Aus dem Verbot für die Antragsgegnerin, die Schreiben mit dem beanstandeten Inhalt zu versenden, folgt auch ein entsprechendes Verbot, hiermit inhaltlich übereinstimmende Schreiben an die Versicherten zu versenden, da deren Inhalt unter Berücksichtigung der gebotenen Unterlassung falsch wäre.
Unter Berücksichtigung der dargelegten Gesetzeslage kann dahingestellt bleiben, ob das von der Antragstellerin geltend gemachte Recht darüber hinaus aus § 6
Abs. 3 RV
i. V. m. dem Vergleichsvertrag folgt. Gemäß § 6
Abs. 3 RV ist es den Mitgliedern der Antragstellerin möglich, Kostenvoranschläge einzureichen, ohne dass eine Preisvereinbarung bestehen muss. Diese Regelung befindet sich innerhalb des Abschnitts "Vergütung" der Leistung (§ 6) und könnte damit von der Vergleichsvereinbarung mitumfasst sein. Ob es sich letztendlich aber um eine Abrechnungsmodalität oder Vergütungsregelung im Sinne des Vergleichsvertrages handelt, kann aus den ausgeführten Gründen dahingestellt bleiben.
Da die von der Antragsgegnerin vorgenommene Verbindung zwischen der Prüfung eines Kostenvoranschlags und dem Abschluss einer einstweiligen Preisvereinbarung in jedem Fall unzulässig erscheint, kann dahingestellt bleiben, ob solche Schreiben auch in Fällen der preisvereinbarten Hilfsmittel noch versandt worden sind oder nicht. Die Antragstellerin ist insofern den Nachweis schuldig geblieben.

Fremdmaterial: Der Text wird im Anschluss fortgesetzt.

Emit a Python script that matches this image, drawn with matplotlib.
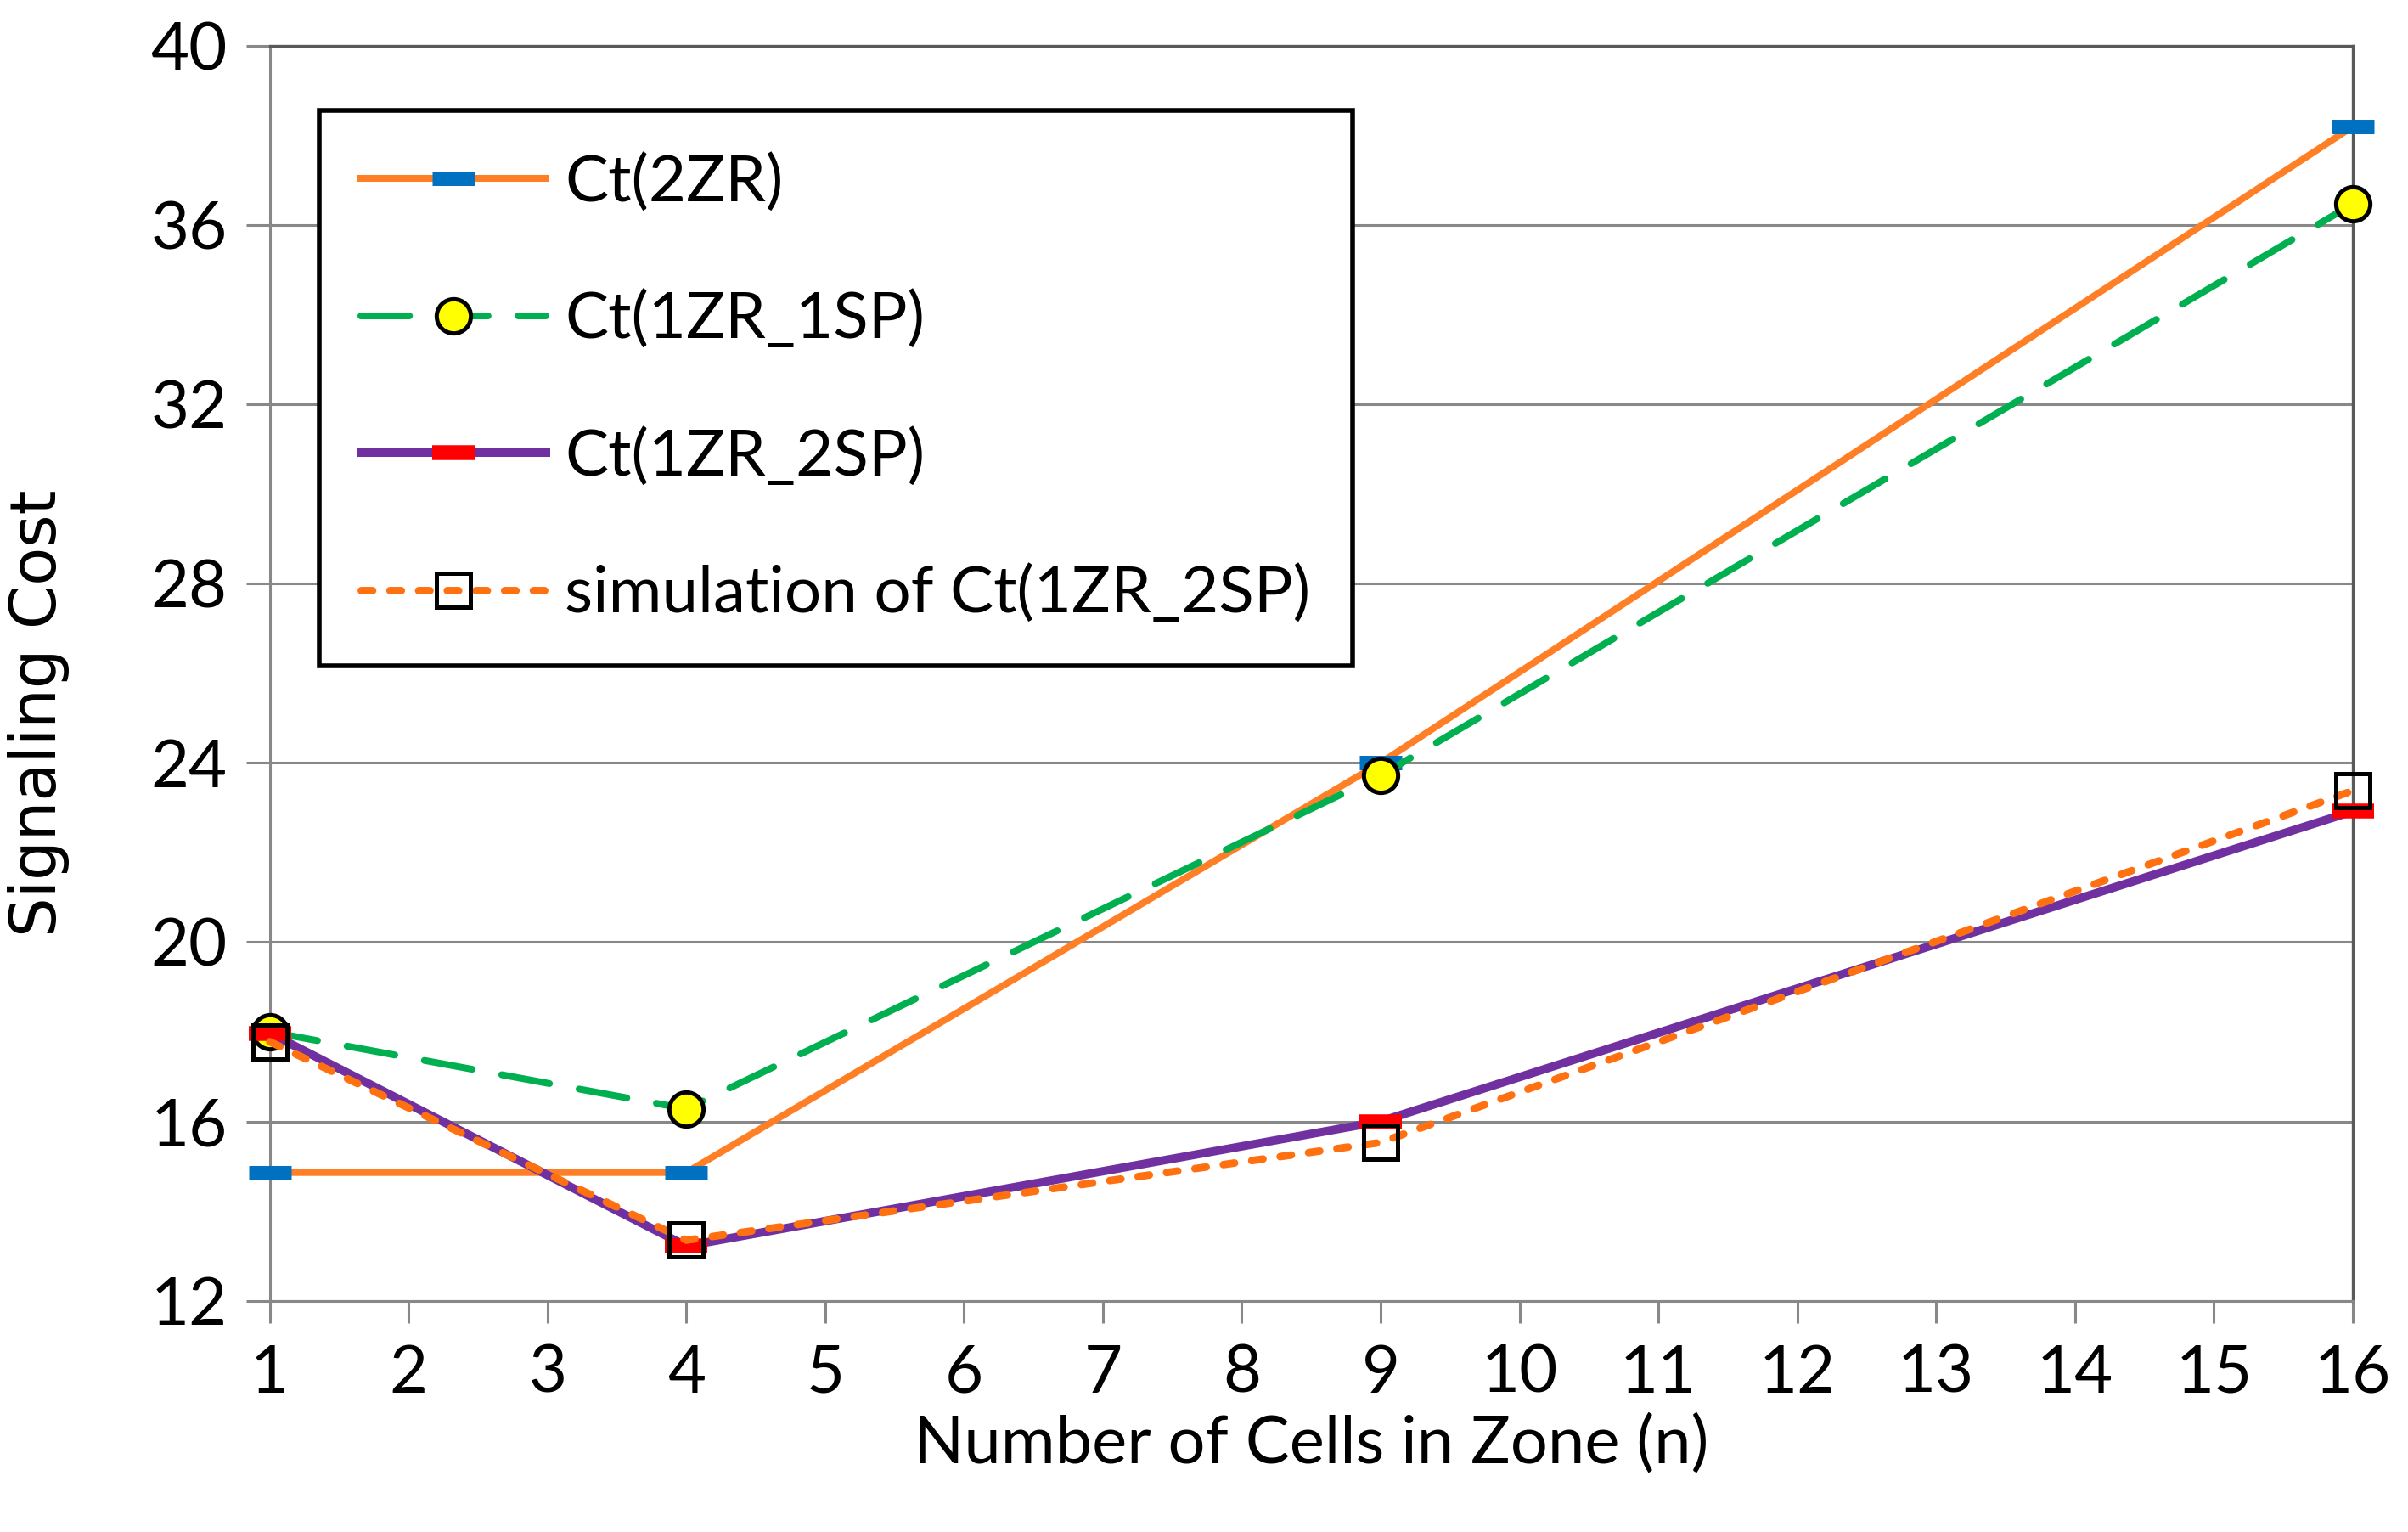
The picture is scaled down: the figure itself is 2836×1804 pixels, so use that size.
import matplotlib
matplotlib.use("Agg")
import matplotlib.pyplot as plt

# --- data ---
n_cells = [1, 4, 9, 16]
ct_2zr = [14.86, 14.86, 24.0, 38.2]
ct_1zr_1sp = [18.0, 16.28, 23.72, 36.47]
ct_1zr_2sp = [17.97, 13.22, 16.0, 22.92]
sim_1zr_2sp = [17.78, 13.35, 15.53, 23.38]

x_ticks = list(range(1, 17))
y_ticks = [12, 16, 20, 24, 28, 32, 36, 40]

plt.rcParams['font.family'] = ['Lato', 'DejaVu Sans']

fig = plt.figure(figsize=(14.18, 9.02), dpi=200)
ax = fig.add_axes([0.112, 0.151, 0.865, 0.819])

grid_col = '#888888'
border_col = '#595959'

# 1. series (markers may sit on the plot border, so no clipping)
ax.plot(n_cells, ct_2zr, color='#FF7F27', lw=2.9, marker='_', ms=18,
        mew=6.1, mec='#0070C0', mfc='#0070C0', label='Ct(2ZR)', zorder=3,
        clip_on=False)
ax.plot(n_cells, ct_1zr_1sp, color='#00B050', lw=2.9, linestyle=(0, (7.1, 4.4)),
        dash_capstyle='round', marker='o', ms=14.5, mfc='#FFFF00', mec='black',
        mew=1.8, label='Ct(1ZR_1SP)', zorder=4, clip_on=False)
ax.plot(n_cells, ct_1zr_2sp, color='#7030A0', lw=3.6, marker='_', ms=18,
        mew=6.3, mec='#FF0000', mfc='#FF0000', label='Ct(1ZR_2SP)', zorder=5,
        clip_on=False)
ax.plot(n_cells, sim_1zr_2sp, color='#FF7010', lw=3.2, linestyle=(0, (1.5, 2.3)),
        dash_capstyle='round', marker='s', ms=14.5, mfc='none', mec='black',
        mew=1.8, label='simulation of Ct(1ZR_2SP)', zorder=6, clip_on=False)

# 2. axes
ax.set_xlim(1, 16)
ax.set_ylim(12, 40)
ax.set_xticks(x_ticks)
ax.set_yticks(y_ticks)
ax.tick_params(axis='both', labelsize=28, color=grid_col, width=1.1)
ax.tick_params(axis='x', length=9.4, pad=9)
ax.tick_params(axis='y', length=10, pad=8)
ax.yaxis.grid(True, color=grid_col, lw=1.1, zorder=0)
ax.set_axisbelow(True)

for side in ['left', 'bottom']:
    ax.spines[side].set_color(grid_col)
    ax.spines[side].set_linewidth(1.1)
for side in ['top', 'right']:
    ax.spines[side].set_color(border_col)
    ax.spines[side].set_linewidth(1.2)

ax.set_xlabel('Number of Cells in Zone (n)', fontsize=28, labelpad=4)
ax.set_ylabel('Signaling Cost', fontsize=26.5, family='DejaVu Sans')
ax.yaxis.set_label_coords(-0.096, 0.4685)

# 3. legend
leg = ax.legend(loc='upper left', bbox_to_anchor=(0.0237, 0.9485), fontsize=27.5,
                handlelength=2.85, handletextpad=0.29, labelspacing=1.2,
                borderpad=0.65, borderaxespad=0, fancybox=False, framealpha=1,
                edgecolor='black', numpoints=1)
leg.get_frame().set_linewidth(2.0)
leg.set_zorder(10)

fig.savefig('out.png', dpi=200)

Die Kostenentscheidung beruht auf § 197 a
SGG i. V. m. § 154 der Verwaltungsgerichtsordnung (
VwGO).
Auf die entsprechenden Einwände der Antragsgegnerin hin wird klargestellt, dass die tenorierte Untersagung keine zwangsläufige Genehmigung von Kostenvoranschlägen zur Folge hat, aber die Bearbeitung und
ggf. Genehmigung nicht wegen einer fehlenden Preisvereinbarung abgelehnt werden darf. Es bleibt der Antragsgegnerin unbenommen, unabhängig von eingereichten Kostenvoranschlägen, wenn auch "anlässlich" solcher, in gesetzesgemäßer Weise Einzelvereinbarungen mit den Mitgliedern der Antragstellerin zu schließen.